SETARA juga menekankan peran penting Kementerian Pemberdayaan Perempuan dan Perlindungan Anak (KPPPA) dalam menyediakan layanan rehabilitasi dan pendampingan psikologis kepada keluarga korban.
Selain itu, hak-hak anak yang menjadi pelaku juga harus dipertimbangkan dan dilindungi selama proses hukum berlangsung.
Terakhir, Kementerian Agama dan Kementerian Dalam Negeri diharapkan turut berperan aktif dalam menyusun langkah-langkah pencegahan diskriminasi berbasis agama di tingkat lokal.
Keterlibatan seluruh perangkat pemerintah daerah sangat dibutuhkan untuk menumbuhkan sikap toleran, memperkuat interaksi lintas identitas, dan membangun masyarakat yang inklusif sejak usia dini di tengah keragaman bangsa.
Tren Kasus KBB
Kasus kekerasan beragama dan berkeyakinan (KBB) di Indonesia menunjukkan pola yang fluktuatif dari tahun ke tahun.
Pada tahun 2023, misalnya SETARA mengungkapkan sebanyak 217 peristiwa yang melibatkan 329 tindakan pelanggaran KBB.
Dibandingkan tahun sebelumnya, angka ini menunjukkan peningkatan signifikan dalam jumlah peristiwa, meskipun jumlah tindakannya sedikit menurun dari 333 tindakan pada 2022.
Direktur Eksekutif SETARA, Halili Hasan, menegaskan bahwa dominasi pelanggaran oleh masyarakat sipil memperlihatkan meningkatnya kemampuan warga untuk melakukan tindakan koersif.
Fakta ini sekaligus menjadi cerminan bahwa simpul-simpul sosial yang seharusnya menopang toleransi masih rapuh dan belum mampu menjadi benteng bagi keberagaman.

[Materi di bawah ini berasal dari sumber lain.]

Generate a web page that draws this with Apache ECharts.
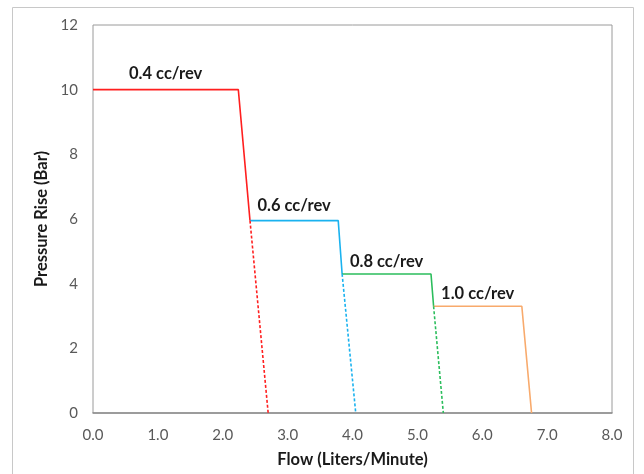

Di balik angka-angka tersebut, wajah negara juga tampak tak sepenuhnya netral.
Dari 114 tindakan pelanggaran yang dilakukan aktor negara, pemerintah daerah menjadi pelaku terbanyak dengan 40 tindakan, disusul kepolisian (24), Satpol PP (10), TNI (8), Forkopimda (6), hingga institusi pendidikan (4).
Di sisi lain, warga tercatat sebagai pelaku utama dari kalangan non-negara (78 tindakan), disusul individu (19), Majelis Ulama Indonesia (17), organisasi keagamaan (8), dan WNA (5 tindakan).
Persoalan paling mencolok dalam dinamika KBB tahun 2023 adalah meningkatnya gangguan terhadap tempat ibadah. Sebanyak 65 kasus tercatat, mayoritas menyasar gereja (40), lalu masjid (17), pura (5), dan vihara (3).
Penolakan terhadap pendirian rumah ibadah sebagian besar dipicu oleh tafsir sempit dan manipulasi terhadap Peraturan Bersama Menteri Agama dan Menteri Dalam Negeri Nomor 9 dan 8 Tahun 2006.
Meski persyaratan administratif seperti dukungan dari 90 calon pengguna dan 60 warga sekitar telah dipenuhi, sejumlah tempat ibadah tetap tak bisa berdiri karena penolakan masyarakat.
Ironisnya, regulasi yang justru menjadi akar masalah ini belum disentuh dalam draf Rancangan Peraturan Presiden tentang Pemeliharaan Kerukunan Umat Beragama.
Menurut Halili, tanpa keberanian politik dari para pemimpin negara, sosial, dan birokrasi, situasi ini akan terus berulang, khususnya bagi kelompok minoritas seperti umat Kristiani.